What you have to do: Only the lines from the one with "Clone this diagram in TikZ." through the one with "(i) at (850.5,1281.5)" are to be restated, word for word, with both of them included.

- - -

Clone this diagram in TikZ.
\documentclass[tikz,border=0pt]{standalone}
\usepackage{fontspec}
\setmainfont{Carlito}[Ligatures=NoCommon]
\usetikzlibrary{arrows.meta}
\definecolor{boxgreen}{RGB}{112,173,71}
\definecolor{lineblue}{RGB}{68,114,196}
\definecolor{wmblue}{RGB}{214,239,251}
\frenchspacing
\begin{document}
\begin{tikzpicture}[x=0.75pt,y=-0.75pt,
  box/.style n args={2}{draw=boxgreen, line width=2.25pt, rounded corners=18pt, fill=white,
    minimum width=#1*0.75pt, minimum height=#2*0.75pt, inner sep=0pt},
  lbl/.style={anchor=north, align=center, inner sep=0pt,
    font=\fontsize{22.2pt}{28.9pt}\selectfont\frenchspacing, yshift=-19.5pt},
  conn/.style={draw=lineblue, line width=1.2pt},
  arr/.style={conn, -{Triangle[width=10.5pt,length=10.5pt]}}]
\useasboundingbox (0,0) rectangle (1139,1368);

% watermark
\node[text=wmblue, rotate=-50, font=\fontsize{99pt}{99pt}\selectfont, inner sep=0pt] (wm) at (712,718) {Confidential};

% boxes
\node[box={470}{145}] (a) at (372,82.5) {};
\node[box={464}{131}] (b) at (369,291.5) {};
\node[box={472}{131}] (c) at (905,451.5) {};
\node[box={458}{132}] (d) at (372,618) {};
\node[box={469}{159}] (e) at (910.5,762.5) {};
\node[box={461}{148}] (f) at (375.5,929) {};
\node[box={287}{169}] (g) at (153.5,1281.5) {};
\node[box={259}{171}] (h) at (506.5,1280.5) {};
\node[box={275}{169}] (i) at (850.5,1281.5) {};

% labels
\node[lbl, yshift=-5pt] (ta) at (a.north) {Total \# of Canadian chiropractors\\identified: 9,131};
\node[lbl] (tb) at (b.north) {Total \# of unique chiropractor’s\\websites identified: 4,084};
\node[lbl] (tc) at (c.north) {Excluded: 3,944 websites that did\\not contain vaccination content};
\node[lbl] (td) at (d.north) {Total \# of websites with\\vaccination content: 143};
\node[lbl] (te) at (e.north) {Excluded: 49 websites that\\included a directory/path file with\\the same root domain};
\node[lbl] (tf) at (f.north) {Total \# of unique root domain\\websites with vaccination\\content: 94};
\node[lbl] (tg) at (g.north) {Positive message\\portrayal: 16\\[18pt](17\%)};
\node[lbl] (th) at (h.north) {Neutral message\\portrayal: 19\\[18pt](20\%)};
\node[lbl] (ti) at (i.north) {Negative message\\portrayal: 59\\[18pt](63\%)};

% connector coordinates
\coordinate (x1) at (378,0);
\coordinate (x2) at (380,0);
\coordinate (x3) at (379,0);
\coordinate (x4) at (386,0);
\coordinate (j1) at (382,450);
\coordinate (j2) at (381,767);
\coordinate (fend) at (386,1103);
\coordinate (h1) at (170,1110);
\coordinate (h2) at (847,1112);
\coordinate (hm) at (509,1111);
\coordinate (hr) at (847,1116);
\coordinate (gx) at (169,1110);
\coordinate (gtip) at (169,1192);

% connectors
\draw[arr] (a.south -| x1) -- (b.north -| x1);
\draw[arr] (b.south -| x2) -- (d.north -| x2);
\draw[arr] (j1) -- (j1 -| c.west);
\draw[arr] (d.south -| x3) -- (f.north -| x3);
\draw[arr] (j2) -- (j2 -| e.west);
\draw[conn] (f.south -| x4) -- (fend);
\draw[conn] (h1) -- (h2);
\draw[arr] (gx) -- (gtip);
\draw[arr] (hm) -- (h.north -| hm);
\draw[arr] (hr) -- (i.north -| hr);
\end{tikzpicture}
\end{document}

- - -

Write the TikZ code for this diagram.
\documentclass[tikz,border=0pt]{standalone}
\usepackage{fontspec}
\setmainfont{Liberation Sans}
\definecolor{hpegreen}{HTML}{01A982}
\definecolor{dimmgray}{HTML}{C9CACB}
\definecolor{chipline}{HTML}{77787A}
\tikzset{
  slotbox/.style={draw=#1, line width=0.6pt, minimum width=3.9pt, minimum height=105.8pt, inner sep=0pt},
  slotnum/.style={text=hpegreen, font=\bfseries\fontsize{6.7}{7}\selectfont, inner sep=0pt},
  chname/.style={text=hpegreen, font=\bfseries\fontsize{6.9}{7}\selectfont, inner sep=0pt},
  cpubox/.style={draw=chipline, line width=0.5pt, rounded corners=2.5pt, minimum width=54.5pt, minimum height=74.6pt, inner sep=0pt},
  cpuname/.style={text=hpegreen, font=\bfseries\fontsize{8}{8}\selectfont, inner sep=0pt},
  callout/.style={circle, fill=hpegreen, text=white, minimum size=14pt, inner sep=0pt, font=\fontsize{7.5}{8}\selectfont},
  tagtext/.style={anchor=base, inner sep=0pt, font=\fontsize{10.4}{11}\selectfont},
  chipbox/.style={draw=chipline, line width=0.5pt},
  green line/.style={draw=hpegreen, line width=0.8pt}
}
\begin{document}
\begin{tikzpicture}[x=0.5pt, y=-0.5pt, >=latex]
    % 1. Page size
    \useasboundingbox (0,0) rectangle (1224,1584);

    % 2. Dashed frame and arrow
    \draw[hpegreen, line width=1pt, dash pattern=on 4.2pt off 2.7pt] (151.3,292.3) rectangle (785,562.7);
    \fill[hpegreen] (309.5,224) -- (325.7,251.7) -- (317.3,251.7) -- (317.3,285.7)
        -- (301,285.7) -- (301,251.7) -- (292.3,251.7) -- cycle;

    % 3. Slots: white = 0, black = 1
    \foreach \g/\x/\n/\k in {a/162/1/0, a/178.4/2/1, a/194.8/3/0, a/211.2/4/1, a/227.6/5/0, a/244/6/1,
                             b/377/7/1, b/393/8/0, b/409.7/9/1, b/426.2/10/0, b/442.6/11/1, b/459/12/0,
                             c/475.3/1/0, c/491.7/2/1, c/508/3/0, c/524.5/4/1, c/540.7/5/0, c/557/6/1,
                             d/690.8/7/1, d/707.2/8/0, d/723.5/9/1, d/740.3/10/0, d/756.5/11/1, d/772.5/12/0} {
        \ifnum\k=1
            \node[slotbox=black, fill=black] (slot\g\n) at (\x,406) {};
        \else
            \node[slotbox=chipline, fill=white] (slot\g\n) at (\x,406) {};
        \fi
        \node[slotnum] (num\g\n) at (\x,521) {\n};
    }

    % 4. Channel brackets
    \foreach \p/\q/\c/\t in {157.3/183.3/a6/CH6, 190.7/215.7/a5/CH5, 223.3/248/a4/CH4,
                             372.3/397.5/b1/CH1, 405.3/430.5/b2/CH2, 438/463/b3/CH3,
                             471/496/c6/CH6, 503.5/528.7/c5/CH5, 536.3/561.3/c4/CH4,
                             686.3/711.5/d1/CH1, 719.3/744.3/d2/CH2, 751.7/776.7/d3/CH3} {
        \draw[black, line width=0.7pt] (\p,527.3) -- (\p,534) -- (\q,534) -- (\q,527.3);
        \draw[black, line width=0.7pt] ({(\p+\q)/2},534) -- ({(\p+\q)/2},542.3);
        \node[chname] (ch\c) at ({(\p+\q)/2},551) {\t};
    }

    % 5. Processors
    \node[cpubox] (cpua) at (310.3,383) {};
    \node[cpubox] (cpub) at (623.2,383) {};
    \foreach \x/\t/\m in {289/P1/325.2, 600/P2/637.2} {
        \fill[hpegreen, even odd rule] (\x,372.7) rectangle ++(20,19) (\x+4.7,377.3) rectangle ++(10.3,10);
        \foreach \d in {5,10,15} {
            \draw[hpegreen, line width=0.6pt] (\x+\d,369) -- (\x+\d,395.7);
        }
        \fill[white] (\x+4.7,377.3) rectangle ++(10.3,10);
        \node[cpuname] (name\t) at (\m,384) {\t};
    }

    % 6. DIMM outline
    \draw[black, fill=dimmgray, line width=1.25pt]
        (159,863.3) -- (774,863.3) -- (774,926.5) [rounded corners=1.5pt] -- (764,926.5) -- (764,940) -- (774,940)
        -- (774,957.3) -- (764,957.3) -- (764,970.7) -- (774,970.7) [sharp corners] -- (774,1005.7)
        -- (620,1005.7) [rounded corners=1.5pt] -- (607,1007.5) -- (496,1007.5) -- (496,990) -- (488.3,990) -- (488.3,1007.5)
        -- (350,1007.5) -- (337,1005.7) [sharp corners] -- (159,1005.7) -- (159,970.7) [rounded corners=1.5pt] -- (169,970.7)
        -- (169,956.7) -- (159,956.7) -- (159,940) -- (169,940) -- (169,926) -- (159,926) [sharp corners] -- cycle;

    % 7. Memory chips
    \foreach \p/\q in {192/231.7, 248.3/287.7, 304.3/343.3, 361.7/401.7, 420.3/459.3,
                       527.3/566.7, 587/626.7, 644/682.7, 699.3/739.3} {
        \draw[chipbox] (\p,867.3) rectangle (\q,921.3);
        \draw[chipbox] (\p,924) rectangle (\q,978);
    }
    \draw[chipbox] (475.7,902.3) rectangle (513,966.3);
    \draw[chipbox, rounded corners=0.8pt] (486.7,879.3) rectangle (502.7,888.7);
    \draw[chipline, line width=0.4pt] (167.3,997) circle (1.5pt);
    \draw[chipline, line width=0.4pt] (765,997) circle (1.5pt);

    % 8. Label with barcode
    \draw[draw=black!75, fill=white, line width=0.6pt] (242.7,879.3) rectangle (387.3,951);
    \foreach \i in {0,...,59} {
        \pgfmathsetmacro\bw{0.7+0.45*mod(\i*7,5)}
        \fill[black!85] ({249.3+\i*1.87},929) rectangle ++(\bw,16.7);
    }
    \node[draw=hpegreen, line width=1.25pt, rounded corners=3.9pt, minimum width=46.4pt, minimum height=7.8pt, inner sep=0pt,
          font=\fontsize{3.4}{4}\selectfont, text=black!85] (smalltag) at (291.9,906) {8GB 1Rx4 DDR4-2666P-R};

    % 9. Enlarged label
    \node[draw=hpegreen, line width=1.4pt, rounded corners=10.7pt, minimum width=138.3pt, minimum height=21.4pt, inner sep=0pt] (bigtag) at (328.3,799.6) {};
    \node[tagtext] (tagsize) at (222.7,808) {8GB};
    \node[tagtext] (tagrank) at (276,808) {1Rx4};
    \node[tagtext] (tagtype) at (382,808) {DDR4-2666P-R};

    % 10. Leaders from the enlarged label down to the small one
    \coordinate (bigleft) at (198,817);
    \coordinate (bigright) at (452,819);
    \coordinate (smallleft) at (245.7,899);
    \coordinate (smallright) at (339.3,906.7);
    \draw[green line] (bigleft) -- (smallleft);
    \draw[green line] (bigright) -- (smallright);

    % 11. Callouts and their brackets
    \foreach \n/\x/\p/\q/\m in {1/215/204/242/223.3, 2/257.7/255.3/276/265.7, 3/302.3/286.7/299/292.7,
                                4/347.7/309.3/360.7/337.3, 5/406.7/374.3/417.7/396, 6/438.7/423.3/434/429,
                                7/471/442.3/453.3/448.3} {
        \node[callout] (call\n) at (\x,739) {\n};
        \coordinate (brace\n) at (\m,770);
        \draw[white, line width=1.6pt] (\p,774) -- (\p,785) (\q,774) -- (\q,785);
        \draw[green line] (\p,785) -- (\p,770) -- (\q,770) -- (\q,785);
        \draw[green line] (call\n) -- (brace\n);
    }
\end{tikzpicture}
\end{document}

- - -

Reply:
Clone this diagram in TikZ.
\documentclass[tikz,border=0pt]{standalone}
\usepackage{fontspec}
\setmainfont{Carlito}[Ligatures=NoCommon]
\usetikzlibrary{arrows.meta}
\definecolor{boxgreen}{RGB}{112,173,71}
\definecolor{lineblue}{RGB}{68,114,196}
\definecolor{wmblue}{RGB}{214,239,251}
\frenchspacing
\begin{document}
\begin{tikzpicture}[x=0.75pt,y=-0.75pt,
  box/.style n args={2}{draw=boxgreen, line width=2.25pt, rounded corners=18pt, fill=white,
    minimum width=#1*0.75pt, minimum height=#2*0.75pt, inner sep=0pt},
  lbl/.style={anchor=north, align=center, inner sep=0pt,
    font=\fontsize{22.2pt}{28.9pt}\selectfont\frenchspacing, yshift=-19.5pt},
  conn/.style={draw=lineblue, line width=1.2pt},
  arr/.style={conn, -{Triangle[width=10.5pt,length=10.5pt]}}]
\useasboundingbox (0,0) rectangle (1139,1368);

% watermark
\node[text=wmblue, rotate=-50, font=\fontsize{99pt}{99pt}\selectfont, inner sep=0pt] (wm) at (712,718) {Confidential};

% boxes
\node[box={470}{145}] (a) at (372,82.5) {};
\node[box={464}{131}] (b) at (369,291.5) {};
\node[box={472}{131}] (c) at (905,451.5) {};
\node[box={458}{132}] (d) at (372,618) {};
\node[box={469}{159}] (e) at (910.5,762.5) {};
\node[box={461}{148}] (f) at (375.5,929) {};
\node[box={287}{169}] (g) at (153.5,1281.5) {};
\node[box={259}{171}] (h) at (506.5,1280.5) {};
\node[box={275}{169}] (i) at (850.5,1281.5) {};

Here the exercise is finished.